The LLAGNY Book Club returned to the theme of librarianship in November with a spirited discussion of The Bad-Ass Librarians of Timbuktu: And Their Race to Save the World’s Most Precious Manuscripts by Joshua Hammer.  This dense documentary-style book raised more questions than could possibly be answered in one meeting, but all agreed that reading it was a quick education in the history  of Mali, Timbuktu, and the treasures of ancient Islam.

Author-journalist Hammer chronicles Abdel Kader Haidara’s heroic actions in preserving Timbuktu’s  treasures from the latest in a long line of destructive fanaticism that has made its way through this West African nation.   The age and breadth of the texts was astonishing, covering such seemingly disparate topics as religion, astronomy, tobacco usage, mathematics, jurisprudence, recipes and marital advice.  As Al Quaida closes in and imposes its violence, Haidara and his young nephew recruit volunteers to smuggle their country’s treasure – and culture – to safety.

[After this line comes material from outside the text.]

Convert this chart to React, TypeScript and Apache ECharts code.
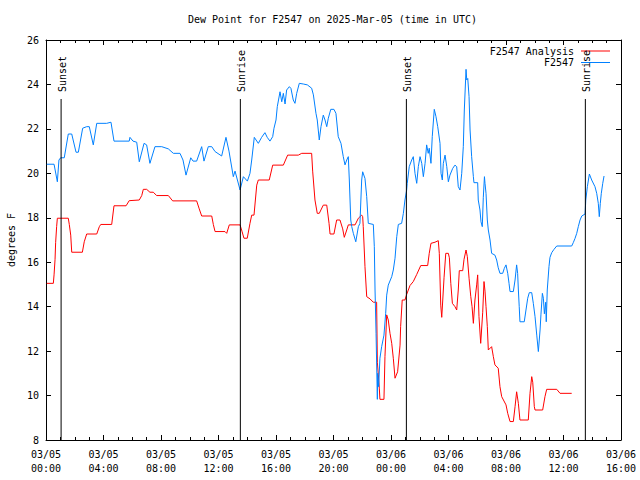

The name Timbuktu itself has been shrouded in mystery for many outsiders.  It is a real place, with an ancient history of scholarship and role as a center of trade.  As a child in West Virginia, American scholar Henry Gates first became aware of its intellectual achievements through the Ripley’s Believe It or Not cartoon panel depicting Timbuktu’s 16th Century university.  Thirty-seven years later, Professor Gates created a PBS documentary on Timbuktu that shattered any remaining misconceptions of centers of learning not existing outside of Europe.

Haidara is a man in love with words, and his family’s long held mission was to preserve the glories of Islam and Timbuktu’s past with the hope that it would inform the future.  Their mission is juxtaposed to that of the fundamentalists who violently wanted to erase Mali’s past.  Shrines and tombs of beloved Islamic scholars were destroyed by the invaders, and with that obliteration, one more piece of Timbuktu’s ancient glory vanished.

Book club members reflected on what books, either from their employer’s or personal library, they would want to save.  The connection to our books – and therefore to our past – is a strong emotional bond.  It’s the same bond that motivated Haidara and others to risk their lives for their books.

Continued thanks to Anne LeCard and Mary Matuszak for organizing this wonderful group – THE LLAGNY BOOK CLUB –  , to Lucy Curci-Gonzalez and the New York Law Institute for lending its reading room and adult beverages, and to LLAGNY for the soft drinks.   The LLAGNY Book Club will meet again in January 2020, with another selection from one of its three dedicated topics… Librarianship, Law, and New York!!!